_INSTRUCTIONS TO FOLLOW_
Begin with the first line and repeat exactly through the line containing "fig = go.Figure()"; leave every image out.
— Start DATA LINES —
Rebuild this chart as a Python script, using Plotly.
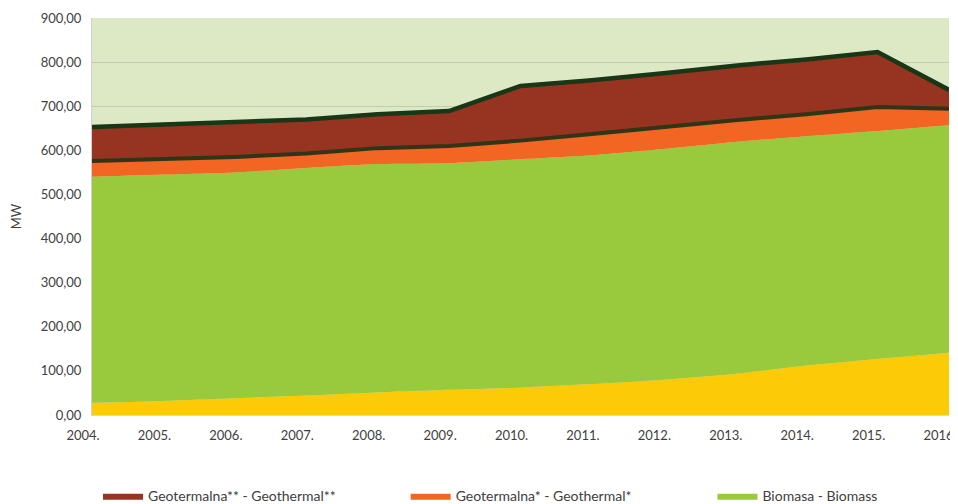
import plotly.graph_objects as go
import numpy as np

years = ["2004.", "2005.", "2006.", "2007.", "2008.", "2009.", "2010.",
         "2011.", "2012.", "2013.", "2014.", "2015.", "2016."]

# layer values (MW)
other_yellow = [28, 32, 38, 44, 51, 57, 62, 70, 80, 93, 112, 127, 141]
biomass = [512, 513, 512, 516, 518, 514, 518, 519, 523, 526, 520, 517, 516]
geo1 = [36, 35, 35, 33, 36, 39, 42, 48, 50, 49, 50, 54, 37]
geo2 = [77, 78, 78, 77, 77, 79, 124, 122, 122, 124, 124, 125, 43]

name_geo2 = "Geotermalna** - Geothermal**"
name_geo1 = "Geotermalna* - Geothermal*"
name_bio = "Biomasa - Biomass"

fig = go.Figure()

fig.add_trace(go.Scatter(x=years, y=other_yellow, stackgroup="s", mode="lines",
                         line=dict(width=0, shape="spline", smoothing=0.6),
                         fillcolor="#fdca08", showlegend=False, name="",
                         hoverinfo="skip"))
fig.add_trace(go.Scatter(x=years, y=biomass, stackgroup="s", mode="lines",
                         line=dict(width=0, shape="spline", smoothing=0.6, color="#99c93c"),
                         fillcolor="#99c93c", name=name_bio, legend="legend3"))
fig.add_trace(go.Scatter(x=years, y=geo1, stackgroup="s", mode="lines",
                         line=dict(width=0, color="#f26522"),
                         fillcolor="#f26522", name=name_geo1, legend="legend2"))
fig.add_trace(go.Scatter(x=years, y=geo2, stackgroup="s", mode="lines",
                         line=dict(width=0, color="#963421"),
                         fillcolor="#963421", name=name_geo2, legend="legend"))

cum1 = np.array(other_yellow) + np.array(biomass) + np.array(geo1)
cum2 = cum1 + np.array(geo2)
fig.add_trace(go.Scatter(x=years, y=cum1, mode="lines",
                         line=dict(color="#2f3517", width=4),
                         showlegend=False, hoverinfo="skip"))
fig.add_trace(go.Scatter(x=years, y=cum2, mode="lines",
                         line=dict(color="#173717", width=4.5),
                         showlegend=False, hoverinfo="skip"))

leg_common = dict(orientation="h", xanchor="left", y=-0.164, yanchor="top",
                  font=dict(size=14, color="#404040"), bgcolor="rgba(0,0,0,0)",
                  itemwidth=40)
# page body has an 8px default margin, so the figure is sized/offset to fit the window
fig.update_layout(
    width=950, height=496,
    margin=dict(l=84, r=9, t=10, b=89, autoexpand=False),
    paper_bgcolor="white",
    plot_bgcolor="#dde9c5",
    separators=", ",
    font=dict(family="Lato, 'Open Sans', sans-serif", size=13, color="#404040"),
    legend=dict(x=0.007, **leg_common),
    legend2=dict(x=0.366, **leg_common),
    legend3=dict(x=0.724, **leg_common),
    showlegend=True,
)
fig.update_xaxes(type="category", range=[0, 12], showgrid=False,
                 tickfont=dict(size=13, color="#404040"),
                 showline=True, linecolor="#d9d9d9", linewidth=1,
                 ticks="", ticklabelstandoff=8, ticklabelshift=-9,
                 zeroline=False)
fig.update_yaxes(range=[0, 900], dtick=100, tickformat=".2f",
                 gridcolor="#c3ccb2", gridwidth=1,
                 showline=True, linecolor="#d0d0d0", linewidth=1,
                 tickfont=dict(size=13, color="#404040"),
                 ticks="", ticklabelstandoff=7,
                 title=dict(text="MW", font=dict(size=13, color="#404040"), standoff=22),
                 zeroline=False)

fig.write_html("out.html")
— End DATA LINES —
_THE SOLUTION_
Rebuild this chart as a Python script, using Plotly.
import plotly.graph_objects as go
import numpy as np

years = ["2004.", "2005.", "2006.", "2007.", "2008.", "2009.", "2010.",
         "2011.", "2012.", "2013.", "2014.", "2015.", "2016."]

# layer values (MW)
other_yellow = [28, 32, 38, 44, 51, 57, 62, 70, 80, 93, 112, 127, 141]
biomass = [512, 513, 512, 516, 518, 514, 518, 519, 523, 526, 520, 517, 516]
geo1 = [36, 35, 35, 33, 36, 39, 42, 48, 50, 49, 50, 54, 37]
geo2 = [77, 78, 78, 77, 77, 79, 124, 122, 122, 124, 124, 125, 43]

name_geo2 = "Geotermalna** - Geothermal**"
name_geo1 = "Geotermalna* - Geothermal*"
name_bio = "Biomasa - Biomass"

fig = go.Figure()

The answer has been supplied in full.